* Start Task inputs *

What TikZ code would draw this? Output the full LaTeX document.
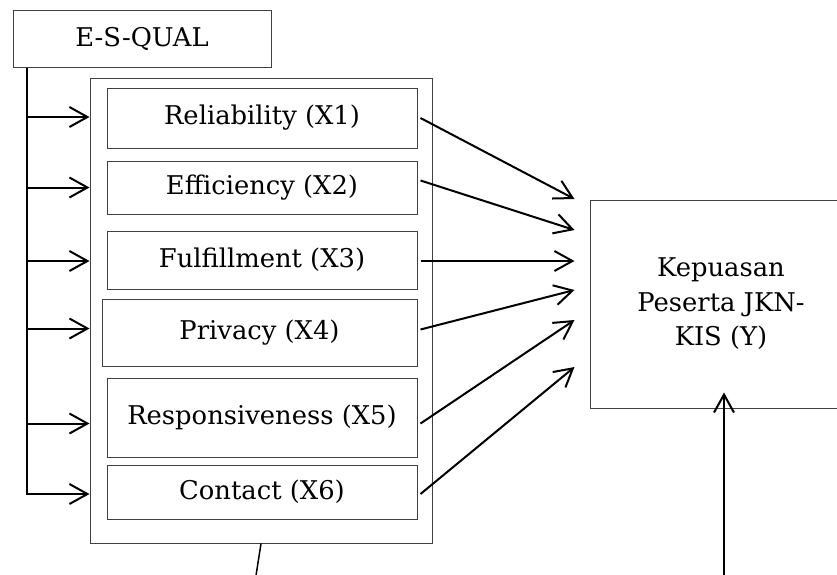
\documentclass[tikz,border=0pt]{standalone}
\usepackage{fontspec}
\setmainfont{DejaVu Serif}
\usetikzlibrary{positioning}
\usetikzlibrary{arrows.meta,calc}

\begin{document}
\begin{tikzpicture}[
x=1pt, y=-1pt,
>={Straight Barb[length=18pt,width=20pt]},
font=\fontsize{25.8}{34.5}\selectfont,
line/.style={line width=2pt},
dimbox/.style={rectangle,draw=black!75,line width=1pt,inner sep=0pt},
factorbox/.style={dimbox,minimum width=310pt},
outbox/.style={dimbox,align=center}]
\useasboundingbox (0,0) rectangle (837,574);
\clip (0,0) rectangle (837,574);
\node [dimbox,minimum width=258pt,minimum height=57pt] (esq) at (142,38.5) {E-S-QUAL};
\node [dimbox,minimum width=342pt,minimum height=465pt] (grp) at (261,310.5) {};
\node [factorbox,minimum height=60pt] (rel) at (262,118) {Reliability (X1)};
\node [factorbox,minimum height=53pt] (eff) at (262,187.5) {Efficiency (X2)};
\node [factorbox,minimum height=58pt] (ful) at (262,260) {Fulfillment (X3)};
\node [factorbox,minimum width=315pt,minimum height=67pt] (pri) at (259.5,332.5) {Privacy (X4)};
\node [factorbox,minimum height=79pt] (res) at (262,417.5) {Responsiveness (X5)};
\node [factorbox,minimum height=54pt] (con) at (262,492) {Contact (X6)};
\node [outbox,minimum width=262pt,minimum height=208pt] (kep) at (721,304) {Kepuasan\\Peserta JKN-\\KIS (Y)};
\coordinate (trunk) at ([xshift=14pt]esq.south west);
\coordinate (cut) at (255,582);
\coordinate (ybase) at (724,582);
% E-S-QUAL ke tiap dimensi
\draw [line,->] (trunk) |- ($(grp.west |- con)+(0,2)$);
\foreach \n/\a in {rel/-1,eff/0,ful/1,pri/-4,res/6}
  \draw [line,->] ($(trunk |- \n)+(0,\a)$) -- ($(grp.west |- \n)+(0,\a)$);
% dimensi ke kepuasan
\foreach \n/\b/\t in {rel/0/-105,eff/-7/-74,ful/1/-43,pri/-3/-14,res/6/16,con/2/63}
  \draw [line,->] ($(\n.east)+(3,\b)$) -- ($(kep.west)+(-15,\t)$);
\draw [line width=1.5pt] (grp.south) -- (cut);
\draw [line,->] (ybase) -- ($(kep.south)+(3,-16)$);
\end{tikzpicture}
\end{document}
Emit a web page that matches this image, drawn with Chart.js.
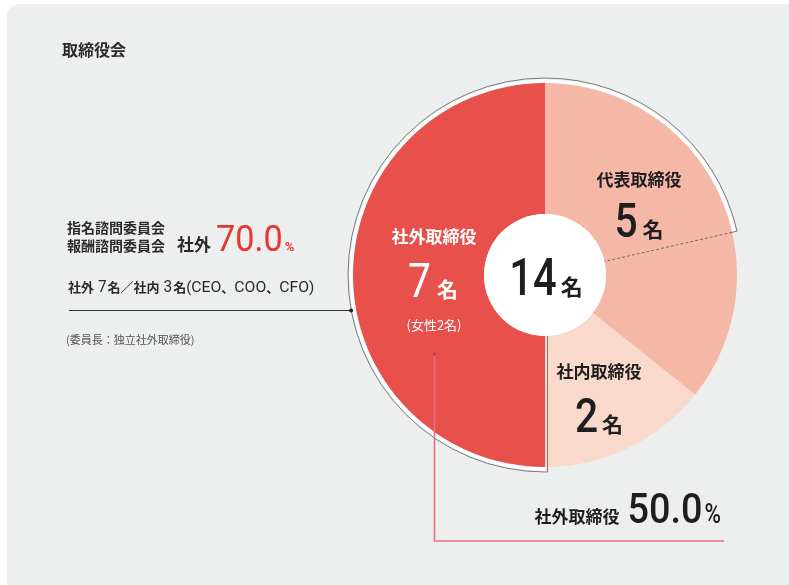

* End Task inputs *

Set task: Leave out the pictures and copy every record above exactly.

Full output:
What TikZ code would draw this? Output the full LaTeX document.
\documentclass[tikz,border=0pt]{standalone}
\usepackage{fontspec}
\setmainfont{DejaVu Serif}
\usetikzlibrary{positioning}
\usetikzlibrary{arrows.meta,calc}

\begin{document}
\begin{tikzpicture}[
x=1pt, y=-1pt,
>={Straight Barb[length=18pt,width=20pt]},
font=\fontsize{25.8}{34.5}\selectfont,
line/.style={line width=2pt},
dimbox/.style={rectangle,draw=black!75,line width=1pt,inner sep=0pt},
factorbox/.style={dimbox,minimum width=310pt},
outbox/.style={dimbox,align=center}]
\useasboundingbox (0,0) rectangle (837,574);
\clip (0,0) rectangle (837,574);
\node [dimbox,minimum width=258pt,minimum height=57pt] (esq) at (142,38.5) {E-S-QUAL};
\node [dimbox,minimum width=342pt,minimum height=465pt] (grp) at (261,310.5) {};
\node [factorbox,minimum height=60pt] (rel) at (262,118) {Reliability (X1)};
\node [factorbox,minimum height=53pt] (eff) at (262,187.5) {Efficiency (X2)};
\node [factorbox,minimum height=58pt] (ful) at (262,260) {Fulfillment (X3)};
\node [factorbox,minimum width=315pt,minimum height=67pt] (pri) at (259.5,332.5) {Privacy (X4)};
\node [factorbox,minimum height=79pt] (res) at (262,417.5) {Responsiveness (X5)};
\node [factorbox,minimum height=54pt] (con) at (262,492) {Contact (X6)};
\node [outbox,minimum width=262pt,minimum height=208pt] (kep) at (721,304) {Kepuasan\\Peserta JKN-\\KIS (Y)};
\coordinate (trunk) at ([xshift=14pt]esq.south west);
\coordinate (cut) at (255,582);
\coordinate (ybase) at (724,582);
% E-S-QUAL ke tiap dimensi
\draw [line,->] (trunk) |- ($(grp.west |- con)+(0,2)$);
\foreach \n/\a in {rel/-1,eff/0,ful/1,pri/-4,res/6}
  \draw [line,->] ($(trunk |- \n)+(0,\a)$) -- ($(grp.west |- \n)+(0,\a)$);
% dimensi ke kepuasan
\foreach \n/\b/\t in {rel/0/-105,eff/-7/-74,ful/1/-43,pri/-3/-14,res/6/16,con/2/63}
  \draw [line,->] ($(\n.east)+(3,\b)$) -- ($(kep.west)+(-15,\t)$);
\draw [line width=1.5pt] (grp.south) -- (cut);
\draw [line,->] (ybase) -- ($(kep.south)+(3,-16)$);
\end{tikzpicture}
\end{document}
Emit a web page that matches this image, drawn with Chart.js.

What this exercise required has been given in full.